A grande maioria dos historiadores tratam Saladino com certa indulgencia. Como se ele não fora um feroz matador, guerreiro e impiedoso como todos os outros. Até mesmo o italiano Simon Sebag Montefiore, autor da magnífica biografia sobre Jerusalém lançada no Brasil pela Editora Companhia das Letras em 2013. Na página 337 ele descreve:

-Em dois de Setembro de 1.192 o sultão Saladino e o Rei firmaram o Tratado de Jaffa, a primeira partição da Palestina: o reino cristão ganhou novo impulso com Acre, como capital, enquanto Saladino ficou com Jerusalém, assegurando aos cristãos o pleno acesso ao Santo Sepulcro. O Conselheiro do Rei Hubert Walter discutiu sobre Ricardo I com Saladino, que era de opinião que o Coração de Leão não tinha sabedoria nem moderação. Graças a Walter, Saladino permitiu a volta dos sacerdotes latinos ao Sepulcro.

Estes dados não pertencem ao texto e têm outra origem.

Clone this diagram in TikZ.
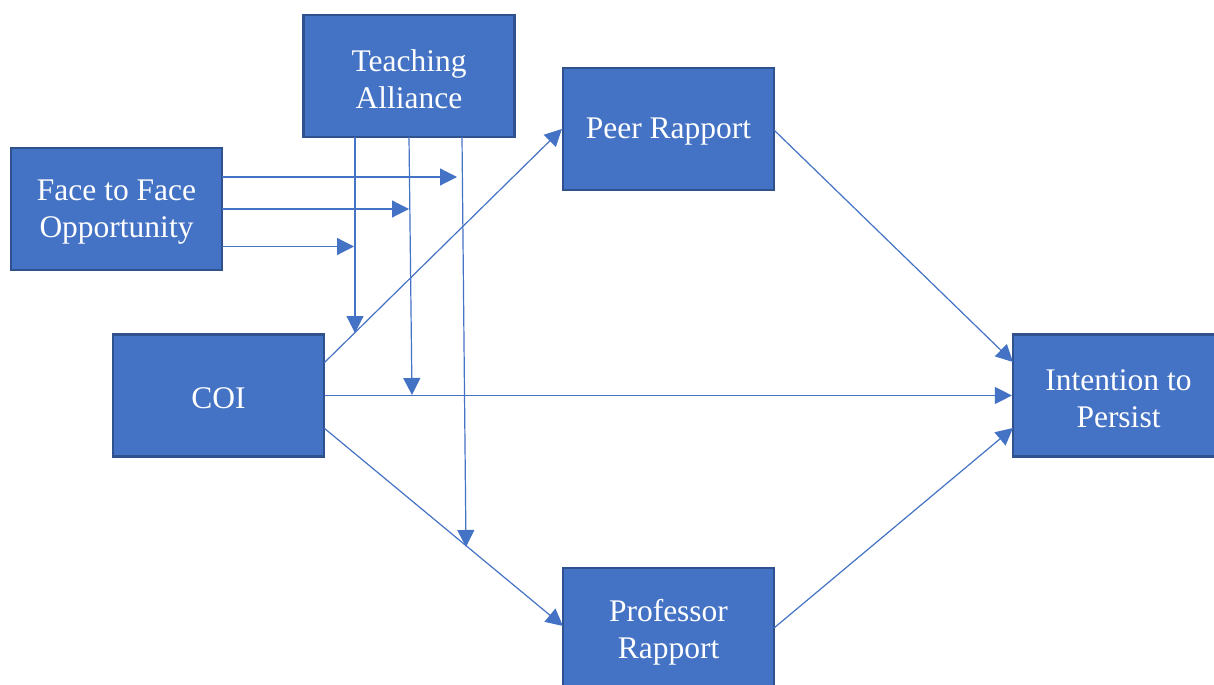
\documentclass[tikz,border=0pt]{standalone}
\usepackage{fontspec}
\setmainfont{Liberation Serif}
\usetikzlibrary{arrows.meta}
\definecolor{boxfill}{HTML}{4472C4}
\definecolor{boxedge}{HTML}{2F528F}
\definecolor{linecol}{HTML}{4472C4}
\tikzset{
  varbox/.style={draw=boxedge, line width=2.2bp, fill=boxfill,
    minimum width=211bp, minimum height=122bp, inner sep=0pt},
  boxtext/.style={text=white, align=center, inner sep=0pt, yshift=-3bp,
    font=\fontsize{31.5bp}{37bp}\selectfont},
  link/.style={draw=linecol, line width=1.2bp, -{Triangle[length=17bp,width=17bp]}}
}
\begin{document}
\begin{tikzpicture}[x=1bp,y=-1bp]
\useasboundingbox (0,0) rectangle (1214,685);
\clip (0,0) rectangle (1214,685);
\fill[white] (0,0) rectangle (1214,685);
% boxes
\node[varbox, label={[boxtext]center:Teaching\\Alliance}] (ta) at (409,76) {};
\node[varbox, label={[boxtext]center:Face to Face\\Opportunity}] (ftf) at (116.5,209) {};
\node[varbox, label={[boxtext]center:COI}] (coi) at (218.5,395.5) {};
\node[varbox, label={[boxtext]center:Peer Rapport}] (peer) at (668.5,129) {};
\node[varbox, label={[boxtext]center:Intention to\\Persist}] (int) at (1118.5,395.5) {};
\node[varbox, label={[boxtext]center:Professor\\Rapport}] (prof) at (668.5,629) {};
% main paths
\draw[link] (324,363) -- (peer.west);
\draw[link] (coi.east) -- (int.west);
\draw[link] (324,428) -- (563,626);
\draw[link] (774,130) -- (1013,362);
\draw[link] (774,628) -- (1013,428);
% moderation targets
\coordinate (m1) at (355,333);
\coordinate (m2) at (412,395);
\coordinate (m3) at (466,547);
\coordinate (f1) at (457,177);
\coordinate (f2) at (409,209);
\coordinate (f3) at (354,246.5);
% teaching alliance verticals
\draw[link] (355,137) -- (m1);
\draw[link] (409,137) -- (m2);
\draw[link] (462,137) -- (m3);
% face to face horizontals
\draw[link] (222,177) -- (f1);
\draw[link] (222,209) -- (f2);
\draw[link] (222,246.5) -- (f3);
\end{tikzpicture}
\end{document}
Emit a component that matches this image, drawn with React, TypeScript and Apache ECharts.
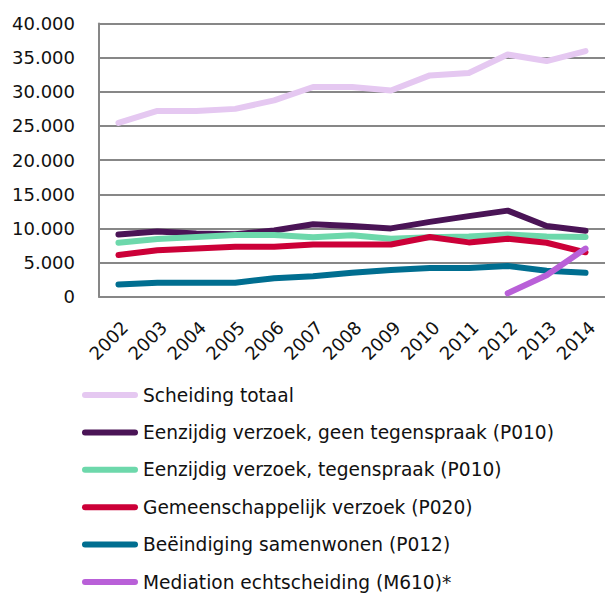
import React, { useEffect, useRef } from "react";
import * as echarts from "echarts";

const years = ["2002","2003","2004","2005","2006","2007","2008","2009","2010","2011","2012","2013","2014"];
const yTicks = { min: 0, max: 40000, interval: 5000 };

const seriesNames = [
  "Scheiding totaal",
  "Eenzijdig verzoek, geen tegenspraak (P010)",
  "Eenzijdig verzoek, tegenspraak (P010)",
  "Gemeenschappelijk verzoek (P020)",
  "Beëindiging samenwonen (P012)",
  "Mediation echtscheiding (M610)*",
];
const seriesColors = ["#E5C8F1", "#4A1456", "#6DD8AB", "#CC0038", "#006E90", "#B960D8"];

const scheidingTotaal = [25450, 27200, 27200, 27500, 28750, 30700, 30700, 30200, 32400, 32750, 35450, 34500, 35950];
const eenzijdigGeen = [9100, 9550, 9250, 9150, 9700, 10600, 10350, 10000, 10950, 11800, 12600, 10350, 9650];
const eenzijdigTegen = [7900, 8450, 8750, 9050, 9050, 8700, 9000, 8500, 8700, 8800, 9100, 8800, 8750];
const gemeenschappelijk = [6100, 6800, 7050, 7300, 7300, 7650, 7650, 7650, 8750, 7950, 8500, 7900, 6500];
const beeindiging = [1800, 2050, 2050, 2050, 2700, 3000, 3500, 3900, 4200, 4200, 4500, 3800, 3500];
const mediation = [null, null, null, null, null, null, null, null, null, null, 500, 3150, 7050];

const allData = [scheidingTotaal, eenzijdigGeen, eenzijdigTegen, gemeenschappelijk, beeindiging, mediation];

const FONT = "DejaVu Sans";

function fmt(v: number): string {
  return String(Math.round(v)).replace(/\B(?=(\d{3})+(?!\d))/g, ".");
}

export default function App() {
  const ref = useRef<HTMLDivElement>(null);
  useEffect(() => {
    document.body.style.margin = "0";
    if (!ref.current) return;
    const chart = echarts.init(ref.current, null, { renderer: "svg" });
    chart.setOption({
      animation: false,
      backgroundColor: "#ffffff",
      textStyle: { fontFamily: FONT },
      grid: { left: 99, top: 23.5, width: 513, height: 273.2, containLabel: false },
      legend: {
        orient: "vertical",
        left: 82,
        top: 385,
        height: 260,
        padding: 0,
        itemWidth: 56,
        itemHeight: 6,
        itemGap: 17.4,
        icon: "path://M3,0 L53,0 A3,3 0 0 1 53,6 L3,6 A3,3 0 0 1 3,0 Z",
        textStyle: { fontFamily: FONT, fontSize: 18.6, color: "#111", lineHeight: 20 },
        data: seriesNames,
        selectedMode: false,
      },
      xAxis: {
        type: "category",
        data: years,
        boundaryGap: true,
        axisLine: { show: true, lineStyle: { color: "#878787", width: 2 } },
        axisTick: { show: false },
        axisLabel: { rotate: 45, margin: 34, padding: [0, -9, 0, 0], fontFamily: FONT, fontSize: 18, color: "#111", interval: 0 },
        splitLine: { show: false },
      },
      yAxis: {
        type: "value",
        min: yTicks.min,
        max: yTicks.max,
        interval: yTicks.interval,
        axisLine: { show: true, lineStyle: { color: "#878787", width: 2 } },
        axisTick: { show: false },
        axisLabel: { margin: 24, fontFamily: FONT, fontSize: 18, color: "#111", formatter: (v: number) => fmt(v) },
        splitLine: { show: true, lineStyle: { color: "#878787", width: 2 } },
      },
      series: seriesNames.map((name, i) => ({
        name,
        type: "line",
        data: allData[i],
        symbol: "none",
        showSymbol: false,
        connectNulls: false,
        color: seriesColors[i],
        lineStyle: { color: seriesColors[i], width: 6, cap: "round", join: "round" },
        itemStyle: { color: seriesColors[i] },
        z: 2 + i,
      })),
    });
    return () => chart.dispose();
  }, []);
  return <div ref={ref} style={{ width: 605, height: 594 }} />;
}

Saladino não só permitiria a volta dos sacerdotes cristãos como também atendeu a uma reivindicação do Imperador bizantino Isaac Ângelo que exigia o mesmo para os ortodoxos. E Saladino decidiu que uns e outros deveriam partilhar a supervisão do Sepulcro. Após os acordos Saladino e Ricardo I partiram cada um tomando o caminho de volta. Coração de Leão para a Europa e Saladino para Damasco onde morreu aos 54 anos.

É provável que este sábio acordo tenha influenciado a todos que o biografaram. Ainda mais se considerarmos que ou foram judeus ou cristãos, ocidentais, que escreveram sobre ele o farto material que nos chega. Mas não fica a menor dúvida que era um sábio ao administrar a informação, a espionagem, a bisbilhotice, e a política.

É verdade que Saladino e seus descendentes harmonizaram a Palestina por algumas décadas. A condescendência não chega a ser de todo injusta por este gesto.

Mas quem se dedica a estudar e pesquisar esta época percebe muito bem que Saladino apesar de haver imposto derrotas em muitas batalhas travadas com o Exército do Rei Ricardo I este não chegou a ser totalmente vencido. Tanto que o fim das batalhas entre os cruzados e as tropas de Saladino foi um acordo. Mas Ricardo Coração de Leão passou à história como perdedor.